A rather unusual exhibition opened in Prague's Adria Palace on Friday - a collection of film posters representing decades of Bengali cinema. Unlike the commercial song and dance extravaganzas of Bollywood, Bengali cinema is known for its bold experimentation, and the Bengali film industry is one of the oldest in India. Its most famous proponent is the director Satyajit Ray, whose 1955 classic The Song of the Road was the first Indian film to enter the international arena of art cinema. At the official launch Radio Prague spoke to the exhibition's curator, Martin Hribek.
"I'm a postgraduate student and a teacher at the department of South and Central Asia at Charles University in Prague, and I spent around three years in Calcutta altogether and I got interested and involved with Bengali cinema."
Tell me a bit about the exhibition.
"Here we have a private collection, courtesy of Ashoke Roy. We have on display about 60 posters, starting from the early 50s, and continuing to this very year."
It's a fairly big exhibition hall and there are a lot of people here - what explains the Czech interest, fascination almost, with Indian film?

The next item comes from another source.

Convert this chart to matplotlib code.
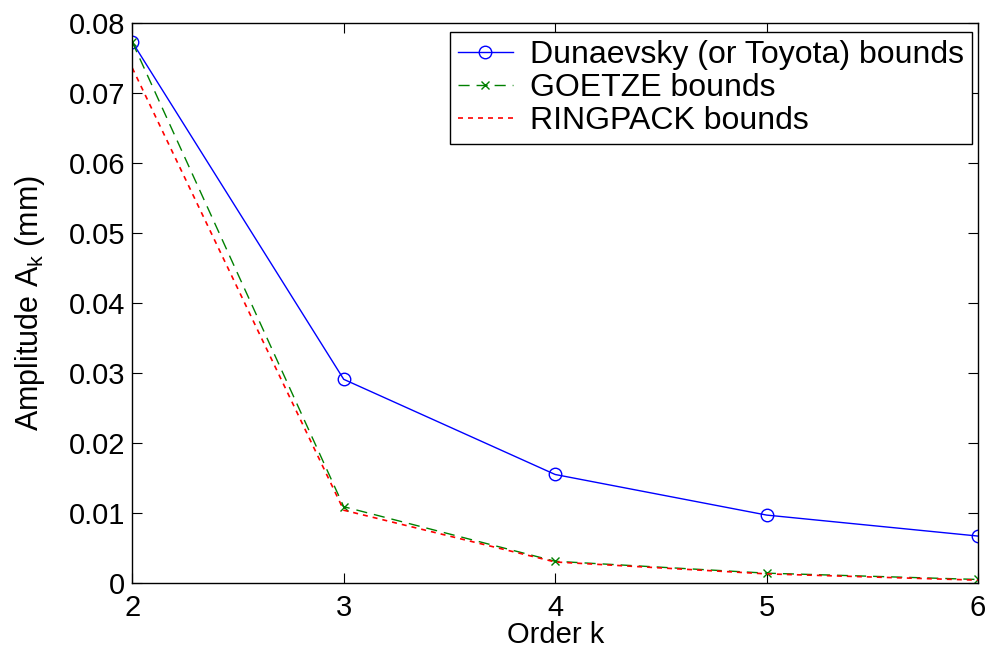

"I think it's more a fascination with Indian culture in general, and perhaps in Bengali culture in particular. Interestingly enough, the Czech Indiologist Vincenc Lesny was the first European person to translate Rabindranath Tagore from the original into a European language, the first European or westerner ever. So it's a fairly long tradition of interest in literature mainly, later in the language and other aspects of culture as well."
Because very few Czechs will ever have visited India.
"That's true, but it's been changing fast since the breakup of Communism and since the floodgates opened and in recent years as the economy's been improved, I can see it very intensely, that for our students now, the floodgates are way more open now than they were for myself say six years ago. Only that five or six years' time difference is really very significant in terms of opportunities to explore Indian culture."
This exhibition comes just a few months after the Bollywood film festival, also in the centre of Prague, which is becoming more and more successful each year. You could say that Czechs have developed a love for Indian popular culture.
"I think it's the whole of Europe which has become interested in Indian popular culture and Indian popular films. Also the Bollywood films themselves are changing, and are getting closer to what is digestible for a European viewer, and at the same time this fascination with exotic and big budget movies is spreading in Europe itself. So I think the interest in Bollywood in the Czech Republic is part of that."
It might come as something of a surprise to an Indian tourist walking through Prague to stumble upon an exhibition of Bengali film posters.
"I hope there will be many surprised Indian tourists who will bump into the poster in front of the gate."